I wonder if this should be added to the bulk_checkin_state structure
as a new member, especially if we fix the erroneous call to
finish_bulk_checkin() as a preliminary fix-up of a bug that existed
even before this series.

> +/*
> + * Cleanup after batch-mode fsync_object_files.
> + */
> +static void do_batch_fsync(void)
> +{
> +	struct strbuf temp_path = STRBUF_INIT;
> +	struct tempfile *temp;
> +
> +	if (!bulk_fsync_objdir)
> +		return;
> +
> +	/*
> +	 * Issue a full hardware flush against a temporary file to ensure
> +	 * that all objects are durable before any renames occur. The code in
> +	 * fsync_loose_object_bulk_checkin has already issued a writeout
> +	 * request, but it has not flushed any writeback cache in the storage
> +	 * hardware or any filesystem logs. This fsync call acts as a barrier
> +	 * to ensure that the data in each new object file is durable before
> +	 * the final name is visible.
> +	 */
> +	strbuf_addf(&temp_path, "%s/bulk_fsync_XXXXXX", get_object_directory());
> +	temp = xmks_tempfile(temp_path.buf);
> +	fsync_or_die(get_tempfile_fd(temp), get_tempfile_path(temp));
> +	delete_tempfile(&temp);
> +	strbuf_release(&temp_path);
> +
> +	/*
> +	 * Make the object files visible in the primary ODB after their data is
> +	 * fully durable.
> +	 */
> +	tmp_objdir_migrate(bulk_fsync_objdir);
> +	bulk_fsync_objdir = NULL;
> +}

OK.

> +void prepare_loose_object_bulk_checkin(void)
> +{
> +	/*
> +	 * We lazily create the temporary object directory
> +	 * the first time an object might be added, since
> +	 * callers may not know whether any objects will be
> +	 * added at the time they call begin_odb_transaction.
> +	 */
> +	if (!odb_transaction_nesting || bulk_fsync_objdir)
> +		return;
> +
> +	bulk_fsync_objdir = tmp_objdir_create("bulk-fsync");
> +	if (bulk_fsync_objdir)
> +		tmp_objdir_replace_primary_odb(bulk_fsync_objdir, 0);
> +}

OK.  If we got a failure from tmp_objdir_create(), then we don't
swap and end up creating a new loose object file in the primary
object store.  I wonder if we at least want to note that fact for
later use at "unplug" time.  We may create a few loose objects in
the primary object store without any fsync, then a later call may
successfully create a temporary object directory and we'd create
more loose objects in the temporary one, which are flushed with the
"create a dummy and fsync" trick and migrated, but do we need to do
something to the ones we created in the primary object store before
all that happens?

> +void fsync_loose_object_bulk_checkin(int fd, const char *filename)
> +{
> +	/*
> +	 * If we have an active ODB transaction, we issue a call that
> +	 * cleans the filesystem page cache but avoids a hardware flush
> +	 * command. Later on we will issue a single hardware flush
> +	 * before as part of do_batch_fsync.
> +	 */
> +	if (!bulk_fsync_objdir ||
> +	    git_fsync(fd, FSYNC_WRITEOUT_ONLY) < 0) {
> +		fsync_or_die(fd, filename);
> +	}
> +}

Ah, if we have successfully created the temporary directory, we
don't do full fsync but just writeout-only one, so there is no need
for the worry I mentioned in the previous paragraph.  OK.

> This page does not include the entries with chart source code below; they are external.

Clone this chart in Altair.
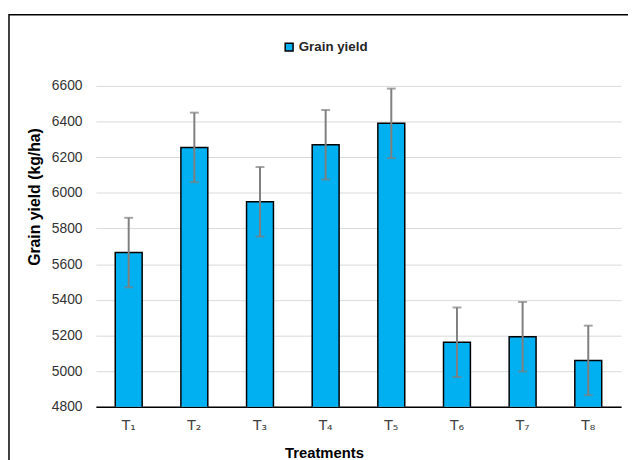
import altair as alt
import pandas as pd

treatments = ["T₁", "T₂", "T₃", "T₄", "T₅", "T₆", "T₇", "T₈"]
grain_yield = [5665, 6255, 5950, 6270, 6390, 5162, 5193, 5060]
errors = [195, 195, 195, 195, 195, 195, 195, 195]
y_ticks = [4800, 5000, 5200, 5400, 5600, 5800, 6000, 6200, 6400, 6600]
series = "Grain yield"

df = pd.DataFrame({
    "Treatment": treatments,
    "Yield": grain_yield,
    "lo": [v - e for v, e in zip(grain_yield, errors)],
    "hi": [v + e for v, e in zip(grain_yield, errors)],
    "Series": [series] * len(treatments),
})

FONT = "Liberation Sans"

xaxis = alt.Axis(title="Treatments", labelAngle=0, ticks=False,
                 domainColor="black", domainWidth=1.5,
                 labelFont="DejaVu Sans", labelFontSize=14, labelColor="#404040",
                 labelPadding=12,
                 titleFont=FONT, titleFontSize=15, titleFontWeight="bold",
                 titleColor="black", titleBaseline="middle",
                 titleX=231, titleY=46)
xscale = alt.Scale(paddingInner=0.59, paddingOuter=0.295)

yaxis = alt.Axis(title="Grain yield (kg/ha)", values=y_ticks, tickCount=10,
                 format="d", labelOverlap=False,
                 ticks=False, domain=False, gridColor="#d9d9d9", gridWidth=1,
                 labelFont=FONT, labelFontSize=14, labelColor="#333333",
                 labelPadding=14,
                 titleFont=FONT, titleFontSize=16, titleFontWeight="bold",
                 titleColor="black", titleBaseline="middle", titleAngle=-90,
                 titleX=-62, titleY=112)
yscale = alt.Scale(domain=[4800, 6600], nice=False, zero=False)

def X():
    return alt.X("Treatment:N", sort=treatments, scale=xscale, axis=xaxis)

def Y(field):
    return alt.Y(field, type="quantitative", scale=yscale, axis=yaxis, title="Grain yield (kg/ha)")

bars = alt.Chart(df).mark_bar(stroke="black", strokeWidth=1.5, clip=True).encode(
    x=X(),
    y=Y("Yield"),
    color=alt.Color("Series:N",
                    scale=alt.Scale(domain=[series], range=["#00B0F0"]),
                    legend=alt.Legend(title=None, orient="none", legendX=189, legendY=-46,
                                      symbolType="square", symbolSize=64,
                                      symbolStrokeColor="black", symbolStrokeWidth=1.5,
                                      labelFont=FONT, labelFontSize=13.5,
                                      labelFontWeight="bold", labelColor="#262626",
                                      labelOffset=3)),
)

rules = alt.Chart(df).mark_rule(color="#7f7f7f", strokeWidth=2).encode(
    x=X(), y=Y("lo"), y2="hi:Q")

caps_hi = alt.Chart(df).mark_tick(color="#7f7f7f", thickness=2, size=9).encode(
    x=X(), y=Y("hi"))
caps_lo = alt.Chart(df).mark_tick(color="#7f7f7f", thickness=2, size=9).encode(
    x=X(), y=Y("lo"))

frame = alt.Chart(pd.DataFrame({"a": [0]})).mark_rect(
    fill=None, stroke="black", strokeWidth=1.5, clip=False).encode(
    x=alt.value(-88), x2=alt.value(600), y=alt.value(-72), y2=alt.value(400))

chart = alt.layer(bars, rules, caps_hi, caps_lo, frame).properties(
    width=532, height=325,
    autosize=alt.AutoSizeParams(type="none"),
    padding={"left": 89, "top": 76, "right": 7, "bottom": 51},
).configure_view(stroke=None)

chart.save("out.html", embed_options={"renderer": "svg", "actions": False})
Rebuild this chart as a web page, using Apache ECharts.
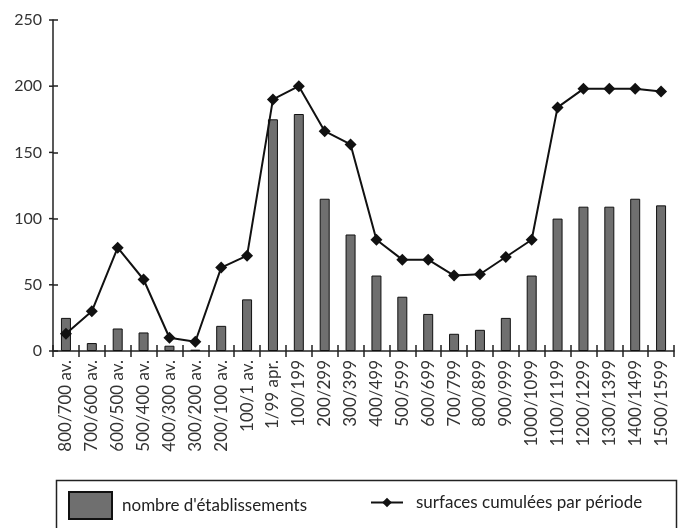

> @@ -301,4 +370,6 @@ void end_odb_transaction(void)
>  
>  	if (bulk_checkin_state.f)
>  		finish_bulk_checkin(&bulk_checkin_state);
> +
> +	do_batch_fsync();
>  }

OK.

> @@ -1961,6 +1963,9 @@ static int write_loose_object(const struct object_id *oid, char *hdr,
>  	static struct strbuf tmp_file = STRBUF_INIT;
>  	static struct strbuf filename = STRBUF_INIT;
>  
> +	if (batch_fsync_enabled(FSYNC_COMPONENT_LOOSE_OBJECT))
> +		prepare_loose_object_bulk_checkin();
> +
>  	loose_object_path(the_repository, &filename, oid);
>  
>  	fd = create_tmpfile(&tmp_file, filename.buf);

The necessary change to the "workhorse" code path is surprisingly
small, which is pleasing to see.

Thanks.